▶ Stated problem:
Drop every picture. Then return, exactly, the lines from the beginning of the listing below through the one containing "df = pd.DataFrame(rows)".

▶ Given data:

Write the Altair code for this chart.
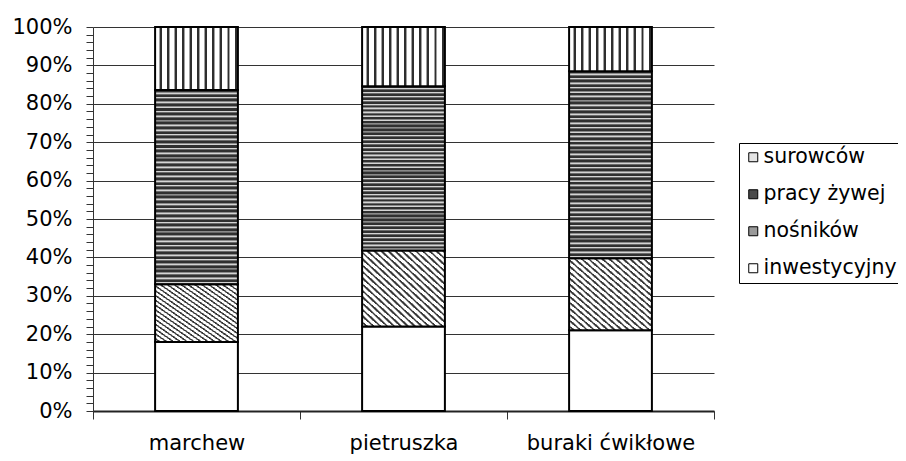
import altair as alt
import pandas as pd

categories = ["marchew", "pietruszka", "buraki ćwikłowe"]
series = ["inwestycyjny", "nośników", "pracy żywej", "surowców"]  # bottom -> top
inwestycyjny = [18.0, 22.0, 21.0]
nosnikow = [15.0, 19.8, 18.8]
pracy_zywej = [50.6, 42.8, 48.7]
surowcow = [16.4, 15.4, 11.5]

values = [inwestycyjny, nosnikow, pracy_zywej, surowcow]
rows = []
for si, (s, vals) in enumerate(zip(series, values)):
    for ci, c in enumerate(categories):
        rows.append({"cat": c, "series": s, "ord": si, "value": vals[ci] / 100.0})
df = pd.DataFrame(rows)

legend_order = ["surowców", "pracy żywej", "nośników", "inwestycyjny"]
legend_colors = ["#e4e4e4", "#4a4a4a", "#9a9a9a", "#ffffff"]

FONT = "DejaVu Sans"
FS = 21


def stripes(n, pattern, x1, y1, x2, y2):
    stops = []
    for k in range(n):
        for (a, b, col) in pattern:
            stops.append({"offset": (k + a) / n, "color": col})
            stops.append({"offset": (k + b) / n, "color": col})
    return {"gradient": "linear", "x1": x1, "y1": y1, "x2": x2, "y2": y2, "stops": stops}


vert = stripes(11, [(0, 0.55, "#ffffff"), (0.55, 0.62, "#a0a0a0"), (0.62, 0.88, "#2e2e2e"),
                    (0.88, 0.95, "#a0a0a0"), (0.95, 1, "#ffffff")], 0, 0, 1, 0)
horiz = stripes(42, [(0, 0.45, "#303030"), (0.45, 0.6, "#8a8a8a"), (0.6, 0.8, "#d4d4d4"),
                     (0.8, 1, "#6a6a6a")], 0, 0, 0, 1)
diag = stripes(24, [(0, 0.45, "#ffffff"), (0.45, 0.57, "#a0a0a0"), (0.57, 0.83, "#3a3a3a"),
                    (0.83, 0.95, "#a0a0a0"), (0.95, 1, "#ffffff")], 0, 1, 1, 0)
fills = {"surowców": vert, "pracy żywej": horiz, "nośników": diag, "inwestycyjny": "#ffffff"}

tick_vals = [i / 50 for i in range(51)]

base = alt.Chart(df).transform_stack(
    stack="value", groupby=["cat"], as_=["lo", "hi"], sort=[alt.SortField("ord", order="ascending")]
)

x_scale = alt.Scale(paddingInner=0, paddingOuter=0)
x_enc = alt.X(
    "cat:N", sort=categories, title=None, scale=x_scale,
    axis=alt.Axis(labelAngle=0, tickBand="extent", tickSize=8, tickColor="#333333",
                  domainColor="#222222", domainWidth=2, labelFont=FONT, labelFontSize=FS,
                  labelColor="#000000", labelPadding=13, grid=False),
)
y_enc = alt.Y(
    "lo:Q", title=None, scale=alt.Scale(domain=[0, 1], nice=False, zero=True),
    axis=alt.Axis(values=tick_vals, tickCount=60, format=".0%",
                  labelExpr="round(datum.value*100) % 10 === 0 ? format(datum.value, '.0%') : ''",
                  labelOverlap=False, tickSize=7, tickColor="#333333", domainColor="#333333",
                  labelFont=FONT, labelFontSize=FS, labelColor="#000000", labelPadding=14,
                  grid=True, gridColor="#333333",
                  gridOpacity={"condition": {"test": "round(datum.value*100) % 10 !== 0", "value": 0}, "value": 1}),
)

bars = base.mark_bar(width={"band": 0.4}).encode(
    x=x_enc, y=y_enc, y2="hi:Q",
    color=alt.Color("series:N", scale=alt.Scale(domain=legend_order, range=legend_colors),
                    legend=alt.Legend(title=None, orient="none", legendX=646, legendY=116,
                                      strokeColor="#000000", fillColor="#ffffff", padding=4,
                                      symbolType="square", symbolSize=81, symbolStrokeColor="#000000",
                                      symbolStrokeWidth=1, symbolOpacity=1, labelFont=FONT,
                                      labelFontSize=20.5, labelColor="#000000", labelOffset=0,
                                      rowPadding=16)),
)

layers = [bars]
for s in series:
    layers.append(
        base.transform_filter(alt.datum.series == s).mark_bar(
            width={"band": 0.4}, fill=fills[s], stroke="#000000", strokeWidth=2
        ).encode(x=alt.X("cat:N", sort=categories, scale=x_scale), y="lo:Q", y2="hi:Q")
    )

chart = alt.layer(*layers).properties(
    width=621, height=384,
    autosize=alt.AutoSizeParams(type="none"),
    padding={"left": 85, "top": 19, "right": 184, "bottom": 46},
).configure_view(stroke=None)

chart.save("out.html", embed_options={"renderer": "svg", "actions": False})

▶ Written answer:
Write the Altair code for this chart.
import altair as alt
import pandas as pd

categories = ["marchew", "pietruszka", "buraki ćwikłowe"]
series = ["inwestycyjny", "nośników", "pracy żywej", "surowców"]  # bottom -> top
inwestycyjny = [18.0, 22.0, 21.0]
nosnikow = [15.0, 19.8, 18.8]
pracy_zywej = [50.6, 42.8, 48.7]
surowcow = [16.4, 15.4, 11.5]

values = [inwestycyjny, nosnikow, pracy_zywej, surowcow]
rows = []
for si, (s, vals) in enumerate(zip(series, values)):
    for ci, c in enumerate(categories):
        rows.append({"cat": c, "series": s, "ord": si, "value": vals[ci] / 100.0})
df = pd.DataFrame(rows)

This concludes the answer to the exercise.